(GOAL):
Compute the number of lines that include the string "this", then output that number and nothing else.

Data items
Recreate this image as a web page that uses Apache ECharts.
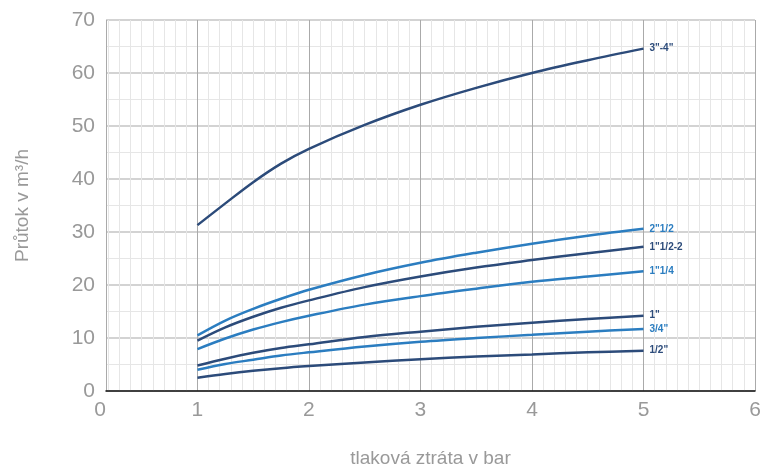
<!DOCTYPE html>
<html>
<head>
<meta charset="utf-8">
<script src="https://cdn.jsdelivr.net/npm/echarts@6/dist/echarts.min.js"></script>
<style>html,body{margin:0;padding:0;background:#fff}#c{width:761px;height:467px}</style>
</head>
<body>
<div id="c"></div>
<script>
var xValues = [1, 1.25, 1.5, 1.75, 2, 2.5, 3, 3.5, 4, 4.5, 5];
var s_3_4   = [31.3, 35.4, 39.4, 42.9, 45.7, 50.2, 54.0, 57.2, 60.0, 62.4, 64.6];
var s_2_12  = [10.5, 13.3, 15.5, 17.4, 19.1, 21.9, 24.2, 26.1, 27.8, 29.3, 30.6];
var s_1_12_2= [9.5, 12.0, 14.0, 15.7, 17.1, 19.6, 21.6, 23.3, 24.7, 26.0, 27.2];
var s_1_14  = [7.9, 9.9, 11.6, 13.0, 14.2, 16.3, 17.9, 19.3, 20.6, 21.6, 22.6];
var s_1     = [4.8, 6.1, 7.2, 8.1, 8.8, 10.2, 11.2, 12.1, 12.9, 13.6, 14.2];
var s_3_4in = [4.0, 5.1, 5.9, 6.7, 7.3, 8.4, 9.3, 10.0, 10.6, 11.2, 11.7];
var s_1_2   = [2.5, 3.2, 3.8, 4.3, 4.7, 5.4, 6.0, 6.5, 6.9, 7.3, 7.6];
var seriesNames = ['3"-4"', '2"1/2', '1"1/2-2', '1"1/4', '1"', '3/4"', '1/2"'];
var seriesValues = [s_3_4, s_2_12, s_1_12_2, s_1_14, s_1, s_3_4in, s_1_2];
var navy = '#2c4b7a', blue = '#2b7dc0';
var seriesColors = [navy, blue, navy, blue, navy, blue, navy];

function pairs(vals){ return xValues.map(function(x,i){ return [x, vals[i]]; }); }

var series = seriesNames.map(function(n, i){
  return {
    name: n, type: 'line', smooth: 0.35, showSymbol: false, symbol: 'none',
    data: pairs(seriesValues[i]),
    lineStyle: { color: seriesColors[i], width: 2.5 },
    itemStyle: { color: seriesColors[i] },
    endLabel: { show: true, formatter: '{a}', color: seriesColors[i], fontSize: 10, fontWeight: 'bold',
      fontFamily: 'Liberation Sans, Arial, sans-serif', distance: 6 },
    animation: false
  };
});

var labelFont = { color: '#999', fontSize: 21, fontFamily: 'Liberation Sans, Arial, sans-serif' };

var chart = echarts.init(document.getElementById('c'), null, {renderer: 'canvas'});
chart.setOption({
  animation: false,
  grid: { left: 106, right: 6, top: 20, bottom: 76, containLabel: false, outerBoundsMode: 'none' },
  xAxis: {
    type: 'value', min: 0.18, max: 6,
    name: 'tlaková ztráta v bar', nameLocation: 'middle', nameGap: 58,
    nameTextStyle: { color: '#999', fontSize: 19, fontFamily: 'Liberation Sans, Arial, sans-serif' },
    axisLine: { show: true, lineStyle: { color: '#111', width: 1.5 } },
    axisTick: { show: false },
    axisLabel: { color: '#999', fontSize: 21, margin: 9, fontFamily: 'Liberation Sans, Arial, sans-serif',
      formatter: function(v){ return v < 0.5 ? '{z|0}' : String(Math.round(v)); },
      rich: { z: { color: '#999', fontSize: 21, fontFamily: 'Liberation Sans, Arial, sans-serif', padding: [0, 12, 0, 0] } } },
    splitLine: { show: true, lineStyle: { color: '#aaa', width: 1 } },
    minorTick: { show: false, splitNumber: 10 },
    minorSplitLine: { show: true, lineStyle: { color: '#e6e6e6', width: 1 } }
  },
  yAxis: {
    type: 'value', min: 0, max: 70, interval: 10,
    name: 'Průtok v m³/h', nameLocation: 'middle', nameGap: 74, nameRotate: 90,
    nameTextStyle: { color: '#999', fontSize: 19, fontFamily: 'Liberation Sans, Arial, sans-serif' },
    axisLine: { show: false },
    axisTick: { show: false },
    axisLabel: { color: '#999', fontSize: 21, margin: 11, fontFamily: 'Liberation Sans, Arial, sans-serif' },
    splitLine: { show: true, lineStyle: { color: '#c4c4c4', width: 1.5 } },
    minorTick: { show: false, splitNumber: 2 },
    minorSplitLine: { show: true, lineStyle: { color: '#e6e6e6', width: 1 } }
  },
  series: series
});
</script>
</body>
</html>
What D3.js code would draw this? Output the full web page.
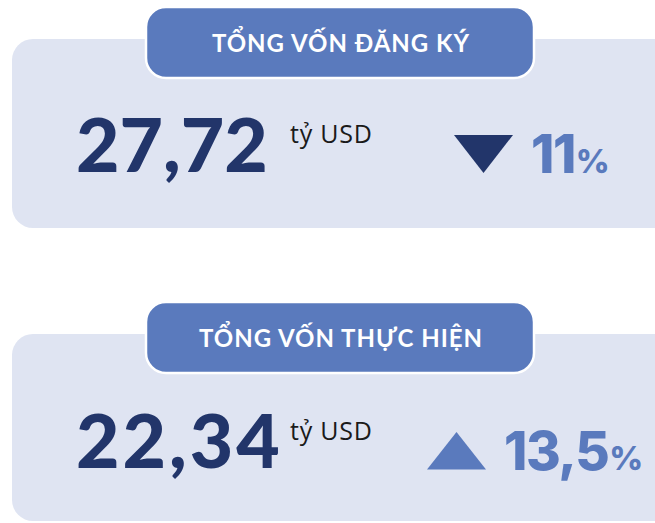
<!DOCTYPE html>
<html><head><meta charset="utf-8">
<script src="https://cdn.jsdelivr.net/npm/d3@7"></script>
<style>html,body{margin:0;padding:0;background:#fff;overflow:hidden}</style>
</head><body><svg id="c" width="655" height="523"></svg>
<script>
const titles = ["TỔNG VỐN ĐĂNG KÝ", "TỔNG VỐN THỰC HIỆN"];
const values = ["27,72", "22,34"];
const units = ["tỷ USD", "tỷ USD"];
const changes = ["11", "13,5"];
const directions = ["down", "up"];

const svg = d3.select("#c");
const C = {box:"#dfe4f2", pill:"#5a7abd", navy:"#22356a", light:"#5a7abd"};
const boxTop = [39, 334], boxH = [189, 187], pillTop = [7, 302];
const numBase = [172, 468], unitBase = [143, 440];
const numSpacing = [0, 3];
const triX = [483.5, 456.5], triTop = [135, 432], triBot = [173, 469.5];
const chgX = [531, 504];

titles.forEach((t, i) => {
  const g = svg.append("g");
  g.append("rect").attr("x", 12).attr("y", boxTop[i]).attr("width", 665).attr("height", boxH[i])
    .attr("rx", 21).attr("fill", C.box);
  g.append("rect").attr("x", 146).attr("y", pillTop[i]).attr("width", 388).attr("height", 71)
    .attr("rx", 20).attr("fill", C.pill).attr("stroke", "#fff").attr("stroke-width", 2.5);
  g.append("text").attr("x", 341).attr("y", pillTop[i] + 45).attr("text-anchor", "middle")
    .attr("font-family", "Lato").attr("font-weight", 700).attr("font-size", 24)
    .attr("letter-spacing", 1).attr("fill", "#fff").text(t);
  g.append("text").attr("x", 76).attr("y", numBase[i])
    .attr("font-family", "Lato").attr("font-weight", 900).attr("font-size", 75)
    .attr("letter-spacing", numSpacing[i])
    .attr("fill", C.navy).text(values[i]);
  g.append("text").attr("x", 290).attr("y", unitBase[i])
    .attr("font-family", "Open Sans").attr("font-size", 25).attr("letter-spacing", 0.8)
    .attr("fill", "#1a1a1a").text(units[i]);
  const x = triX[i], w = 59;
  const pts = directions[i] === "down"
    ? [[x - w/2, triTop[i]], [x + w/2, triTop[i]], [x, triBot[i]]]
    : [[x - w/2, triBot[i]], [x + w/2, triBot[i]], [x, triTop[i]]];
  g.append("path").attr("d", d3.line()(pts) + "Z")
    .attr("fill", directions[i] === "down" ? C.navy : C.light);
  const tx = g.append("text").attr("x", chgX[i]).attr("y", triBot[i])
    .attr("font-family", "Inter").attr("font-weight", 800).attr("fill", C.light);
  tx.append("tspan").attr("font-size", 53).attr("letter-spacing", -1.5).text(changes[i]);
  tx.append("tspan").attr("font-size", 33).attr("dx", 1).text("%");
});
</script></body></html>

(RESPONSE TO THE EXERCISE):
2